EXERCISE DATA →

※ ※ ※

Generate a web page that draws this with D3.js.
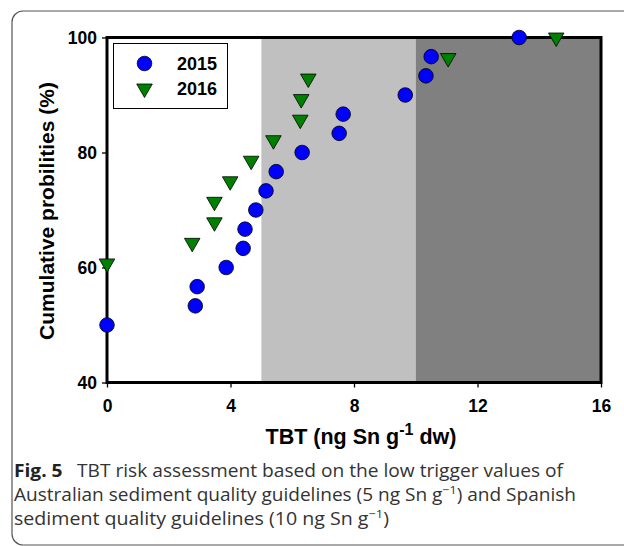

※ ※ ※

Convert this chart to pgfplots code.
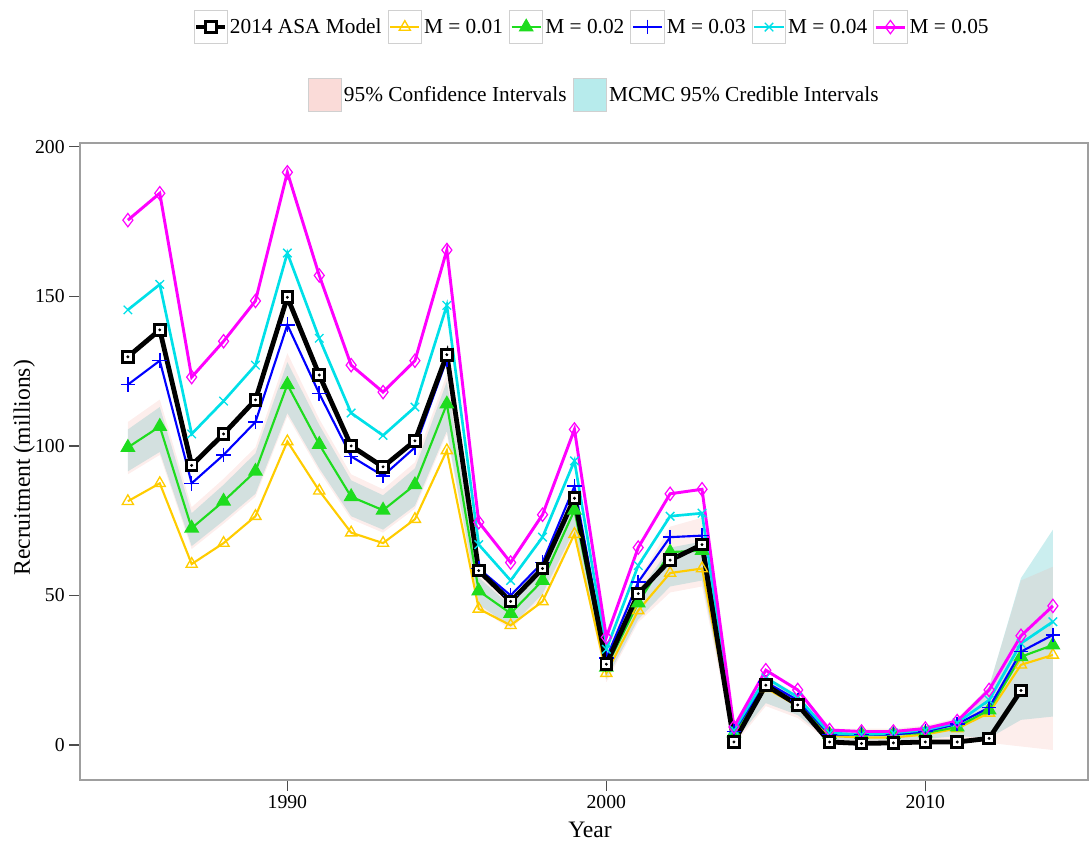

※ ※ ※

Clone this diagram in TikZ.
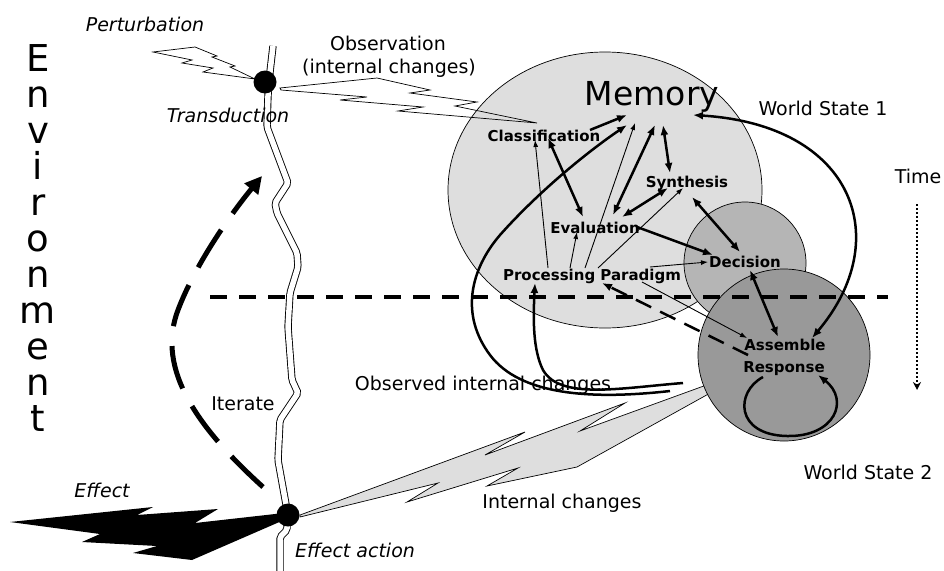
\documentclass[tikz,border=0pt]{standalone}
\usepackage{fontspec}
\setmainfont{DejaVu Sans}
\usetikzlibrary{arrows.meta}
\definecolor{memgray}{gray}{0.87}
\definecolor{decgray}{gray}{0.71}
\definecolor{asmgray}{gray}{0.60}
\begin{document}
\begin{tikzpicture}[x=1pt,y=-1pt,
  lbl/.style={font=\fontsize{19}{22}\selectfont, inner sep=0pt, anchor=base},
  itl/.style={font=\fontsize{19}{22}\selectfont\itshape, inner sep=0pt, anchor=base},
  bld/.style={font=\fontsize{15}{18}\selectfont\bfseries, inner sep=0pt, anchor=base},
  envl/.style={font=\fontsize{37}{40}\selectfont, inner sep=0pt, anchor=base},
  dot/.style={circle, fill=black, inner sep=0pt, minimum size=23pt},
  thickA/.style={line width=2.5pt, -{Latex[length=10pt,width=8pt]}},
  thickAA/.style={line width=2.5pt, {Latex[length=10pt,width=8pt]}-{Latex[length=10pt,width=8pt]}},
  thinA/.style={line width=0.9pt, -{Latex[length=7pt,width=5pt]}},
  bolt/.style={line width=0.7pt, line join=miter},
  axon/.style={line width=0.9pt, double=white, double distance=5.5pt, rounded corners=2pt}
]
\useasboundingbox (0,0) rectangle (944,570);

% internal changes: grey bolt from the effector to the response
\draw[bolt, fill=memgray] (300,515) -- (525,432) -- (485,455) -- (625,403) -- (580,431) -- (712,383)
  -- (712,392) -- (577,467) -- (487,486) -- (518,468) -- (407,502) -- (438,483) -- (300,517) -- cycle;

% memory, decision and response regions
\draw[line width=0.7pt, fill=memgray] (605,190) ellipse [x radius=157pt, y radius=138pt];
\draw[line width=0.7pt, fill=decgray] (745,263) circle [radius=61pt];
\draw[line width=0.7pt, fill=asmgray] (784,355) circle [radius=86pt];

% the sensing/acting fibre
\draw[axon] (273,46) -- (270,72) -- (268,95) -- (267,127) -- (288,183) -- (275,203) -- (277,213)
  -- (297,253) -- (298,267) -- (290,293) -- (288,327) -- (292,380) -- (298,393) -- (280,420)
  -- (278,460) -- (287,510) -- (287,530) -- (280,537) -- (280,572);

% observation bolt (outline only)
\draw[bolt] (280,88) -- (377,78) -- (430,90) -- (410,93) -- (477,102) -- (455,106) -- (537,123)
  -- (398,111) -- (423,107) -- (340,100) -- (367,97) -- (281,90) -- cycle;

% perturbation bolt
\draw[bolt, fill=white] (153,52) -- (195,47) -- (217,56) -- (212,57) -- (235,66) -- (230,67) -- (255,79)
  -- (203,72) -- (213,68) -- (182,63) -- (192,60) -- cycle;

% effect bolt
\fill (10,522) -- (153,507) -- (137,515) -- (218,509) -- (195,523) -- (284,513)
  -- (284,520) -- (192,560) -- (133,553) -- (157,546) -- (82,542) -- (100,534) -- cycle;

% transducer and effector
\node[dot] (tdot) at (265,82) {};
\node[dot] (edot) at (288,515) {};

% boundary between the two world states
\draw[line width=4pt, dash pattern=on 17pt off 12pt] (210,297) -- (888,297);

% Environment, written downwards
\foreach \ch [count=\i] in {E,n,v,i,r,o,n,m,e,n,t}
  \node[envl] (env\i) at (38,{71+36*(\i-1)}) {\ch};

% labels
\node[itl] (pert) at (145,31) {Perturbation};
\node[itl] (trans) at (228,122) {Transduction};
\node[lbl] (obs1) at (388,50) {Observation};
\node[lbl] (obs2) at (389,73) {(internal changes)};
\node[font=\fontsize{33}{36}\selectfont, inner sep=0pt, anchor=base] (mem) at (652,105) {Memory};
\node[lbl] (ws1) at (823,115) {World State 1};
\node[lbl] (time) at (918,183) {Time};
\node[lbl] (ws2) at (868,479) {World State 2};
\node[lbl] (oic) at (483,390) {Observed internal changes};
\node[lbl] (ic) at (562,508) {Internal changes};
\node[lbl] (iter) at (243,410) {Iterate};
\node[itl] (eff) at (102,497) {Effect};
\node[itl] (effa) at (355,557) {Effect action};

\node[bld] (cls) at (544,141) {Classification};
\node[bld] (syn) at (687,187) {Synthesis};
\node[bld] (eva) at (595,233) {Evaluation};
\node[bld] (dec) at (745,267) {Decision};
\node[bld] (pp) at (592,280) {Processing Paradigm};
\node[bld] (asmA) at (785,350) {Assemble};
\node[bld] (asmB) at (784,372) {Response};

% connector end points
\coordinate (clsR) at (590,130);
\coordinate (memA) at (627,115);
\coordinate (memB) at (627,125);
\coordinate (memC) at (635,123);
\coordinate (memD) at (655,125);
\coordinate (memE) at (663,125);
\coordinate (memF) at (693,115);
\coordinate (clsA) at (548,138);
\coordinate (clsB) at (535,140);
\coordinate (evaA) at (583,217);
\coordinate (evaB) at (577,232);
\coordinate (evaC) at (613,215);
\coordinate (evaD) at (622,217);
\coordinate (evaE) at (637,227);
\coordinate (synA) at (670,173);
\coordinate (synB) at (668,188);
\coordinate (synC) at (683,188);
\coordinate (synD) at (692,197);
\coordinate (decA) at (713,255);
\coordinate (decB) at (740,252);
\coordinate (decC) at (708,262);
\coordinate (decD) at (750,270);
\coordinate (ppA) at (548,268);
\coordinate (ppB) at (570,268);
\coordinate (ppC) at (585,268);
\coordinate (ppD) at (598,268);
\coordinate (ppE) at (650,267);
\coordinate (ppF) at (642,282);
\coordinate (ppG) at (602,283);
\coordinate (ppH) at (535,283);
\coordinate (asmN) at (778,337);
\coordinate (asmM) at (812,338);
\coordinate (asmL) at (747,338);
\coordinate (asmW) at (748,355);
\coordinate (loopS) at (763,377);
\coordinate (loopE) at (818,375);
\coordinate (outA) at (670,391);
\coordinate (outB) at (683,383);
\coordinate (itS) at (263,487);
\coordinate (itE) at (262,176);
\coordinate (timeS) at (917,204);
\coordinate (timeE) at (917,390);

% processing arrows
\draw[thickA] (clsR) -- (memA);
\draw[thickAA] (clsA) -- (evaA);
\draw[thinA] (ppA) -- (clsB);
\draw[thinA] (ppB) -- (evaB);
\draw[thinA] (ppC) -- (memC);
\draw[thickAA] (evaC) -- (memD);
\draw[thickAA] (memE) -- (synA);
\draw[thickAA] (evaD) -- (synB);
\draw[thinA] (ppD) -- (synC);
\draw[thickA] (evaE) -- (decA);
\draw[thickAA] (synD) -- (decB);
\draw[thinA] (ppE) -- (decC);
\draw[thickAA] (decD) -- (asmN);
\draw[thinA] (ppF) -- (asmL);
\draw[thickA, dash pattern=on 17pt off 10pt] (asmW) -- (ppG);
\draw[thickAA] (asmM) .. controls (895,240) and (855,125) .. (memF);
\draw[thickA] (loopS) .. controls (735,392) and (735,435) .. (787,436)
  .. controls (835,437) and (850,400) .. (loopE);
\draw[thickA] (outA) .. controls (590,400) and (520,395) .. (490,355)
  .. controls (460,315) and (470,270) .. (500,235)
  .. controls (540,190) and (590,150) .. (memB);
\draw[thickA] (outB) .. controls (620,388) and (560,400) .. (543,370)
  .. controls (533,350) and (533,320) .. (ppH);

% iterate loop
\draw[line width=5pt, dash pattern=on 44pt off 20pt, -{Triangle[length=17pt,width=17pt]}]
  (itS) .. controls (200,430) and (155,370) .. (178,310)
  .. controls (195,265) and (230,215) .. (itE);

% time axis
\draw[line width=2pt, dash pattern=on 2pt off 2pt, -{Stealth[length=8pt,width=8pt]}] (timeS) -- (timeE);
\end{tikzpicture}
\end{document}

※ ※ ※

TASK →
Across the entries, how many lines contain "this"? Reply with the number only.

EXPECTED ANSWER →
3